There are many advantages to working from home: Working more efficiently, lower stress levels, a reduced impact on the environment… However, you need to set up some good habits to work from home, because it is not the same as working at the office. Here are our 3 tips to work well from home.
- Separating work and personal life
Working from home can quickly blur the line between work and personal life. It is crucial to set clear working times and areas.
- Set working hours that you will follow and share them with your co-workers.
Working from home often means potentially having children or a partner at home. In this case, it is understandable that you may be unavailable between 4 and 5 p.m. to prepare an afternoon snack or to help with homework. If this is the case, notify your manager or team that you will not be available in this time slot and that you will be available later in the evenings or earlier in the morning.

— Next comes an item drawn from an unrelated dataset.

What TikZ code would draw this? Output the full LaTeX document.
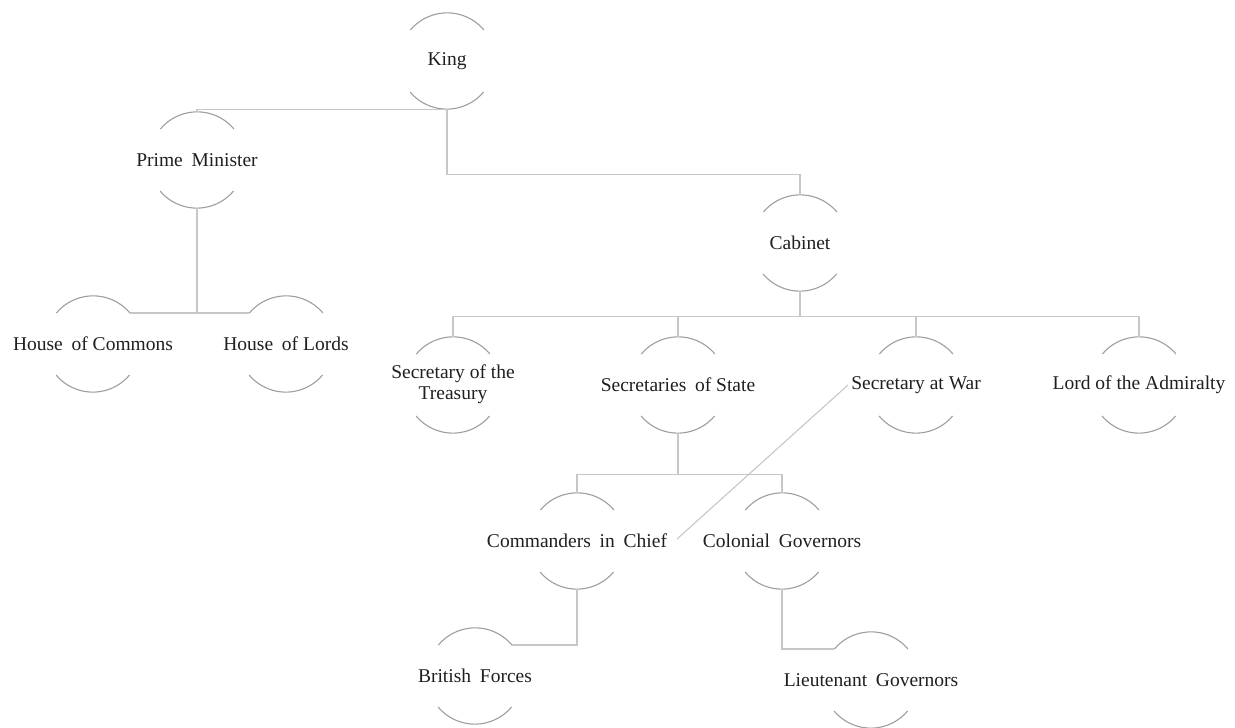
\documentclass[tikz,border=0pt]{standalone}
\usepackage{fontspec}
\setmainfont{Liberation Serif}
\usetikzlibrary{calc}
\newcommand{\wsp}{\hspace{0.45em}}
\newcommand{\zt}[1]{\makebox[0pt][c]{#1}}
\begin{document}
\begin{tikzpicture}[x=1pt,y=1pt,
  orgnode/.style={circle,minimum size=96pt,inner sep=0pt,
    font=\fontsize{19.5}{21}\selectfont,text=black!88},
  arcline/.style={draw=black!38,line width=1.1pt},
  conn/.style={draw=black!22,line width=1.1pt}]
\useasboundingbox (0,0) rectangle (1235,728);
% nodes (y = 728 - pixel row)
\node[orgnode] (king) at (447,667) {\zt{King}};
\node[orgnode] (pm)   at (197,568) {\zt{Prime\wsp Minister}};
\node[orgnode] (hoc)  at (93,384)  {\zt{House\wsp of Commons}};
\node[orgnode] (hol)  at (286,384) {\zt{House\wsp of Lords}};
\node[orgnode] (cab)  at (800,485) {\zt{Cabinet}};
\node[orgnode] (tre)  at (453,343) {\zt{\begin{tabular}{@{}c@{}}Secretary of the\\Treasury\end{tabular}}};
\node[orgnode] (sos)  at (678,343) {\zt{Secretaries\wsp of State}};
\node[orgnode] (saw)  at (916,343) {\zt{Secretary at War}};
\node[orgnode] (lota) at (1139,343) {\zt{Lord of the Admiralty}};
\node[orgnode] (cic)  at (577,187) {\zt{Commanders\wsp in\wsp Chief}};
\node[orgnode] (cg)   at (782,187) {\zt{Colonial\wsp Governors}};
\node[orgnode] (bf)   at (475,52)  {\zt{British\wsp Forces}};
\node[orgnode] (lg)   at (871,48)  {\zt{Lieutenant\wsp Governors}};
% arcs
\foreach \n in {king,pm,hoc,hol,cab,tre,sos,saw,lota,cic,cg,bf,lg}{
  \draw[arcline] (\n.40) arc[start angle=40,end angle=140,radius=48pt];
  \draw[arcline] (\n.220) arc[start angle=220,end angle=320,radius=48pt];
}
% connectors
\draw[conn] (king.south) -| (pm.north);
\draw[conn] (king.south) -- ++(0,-65) -| (cab.north);
\draw[conn] (pm.south) |- (hoc.40);
\draw[conn] (pm.south) |- (hol.140);
\draw[conn] (cab.south) -- ++(0,-25) -| (tre.north);
\draw[conn] (cab.south) -- ++(0,-25) -| (sos.north);
\draw[conn] (cab.south) -- ++(0,-25) -| (saw.north);
\draw[conn] (cab.south) -- ++(0,-25) -| (lota.north);
\draw[conn] (sos.south) -- ++(0,-41) -| (cic.north);
\draw[conn] (sos.south) -- ++(0,-41) -| (cg.north);
\draw[conn] (cic.south) |- (bf.40);
\draw[conn] (cg.south) |- (lg.140);
\draw[conn] ($(saw.center)+(-68,0)$) -- ($(cic.center)+(100,2)$);
\end{tikzpicture}
\end{document}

Whatever your case may be, set and share your working hours or days so that everyone knows when you are available.
- Do what you can to set aside a working space
Find a desk or work table in your home so that you can clearly separate your work space. If your computer is turned on and is on the living room table or in the dining room, you could find yourself working at all hours. When working from home becomes established over time, ask your manager or your company to provide you with the means necessary for doing this kind of work (computer, video-conferencing tools, insurance, etc.) and formalise the terms and conditions of your remote work contract to avoid any professional risks (with an individual or collective agreement).
- Set boundaries with the people around you
So that you’re not constantly being disturbed, it is also important to set boundaries with the people around you and make them understand that although you are at home, you are still at work. Explain calmly and clearly that you do not wish to be interrupted.
- Keep in touch with your contacts
Working from home often gives you a sense of freedom: No tiring journeys, no company-imposed timetable, a tailor-made organisation… But be careful not to isolate yourself. Try to talk with your co-workers at least twice a day:
- Make a phone call instead of sending an email
- Do daily or bi-weekly check-ups with your manager
- Organise a virtual coffee break
- Ask your contacts for feedback on a regular basis
- Maintaining personal effectiveness
Working from home, when organised properly, increases productivity at work. It’s becoming more and more common. According to a survey by l’Observatoire du Télétravail (French Remote Work Monitoring Centre) carried out in 2012: 77% of respondents consider that working from home increases their productivity. Another famous study conducted in 2015 by a Stanford professor in a Chinese travel agency with more than 16,000 employees showed that working from home could reduce absenteeism and increase employee productivity by more than 13%. But in order to do so, you have to know how to manage your working time. This means taking breaks and organising your schedule.
To better manage your time and schedule
- Adopt a routine by trying to set specific working hours
- Learn how to manage urgent and important tasks: When working from home, we often try to respond as quickly as possible to phone calls, emails, messages, etc. to show that we’re working. Unless a message or phone call seems urgent, continue what you are doing and answer later to avoid interruptions
- Organise your schedule using the following method
This method helps organise your weekly timetable by reserving slots for certain tasks that can be planned ahead
At the beginning, middle and end of the day, schedule 30 minutes to go through your emails
- Every day at 10am, 30 minutes for a team meeting
- Every Monday at 4pm, an update on performance indicators,
- And so on
If you are an expert or manager, keep e.g. 1 hour free every day between 4.30 pm and 5.30 pm, during which your colleagues know that you are available to discuss matters, give an opinion, make a decision, etc.
In 2015, Xerox calculated that working from home enabled its employees to drive 148 million fewer kilometres and reduce their carbon impact by 41,000 tonnes.
 Bloom, N., Liang, J., Roberts, J., & Ying, Z. J. (2015). Does working from home work? Evidence from a Chinese experiment. The Quarterly Journal of Economics, 130(1), 165-218.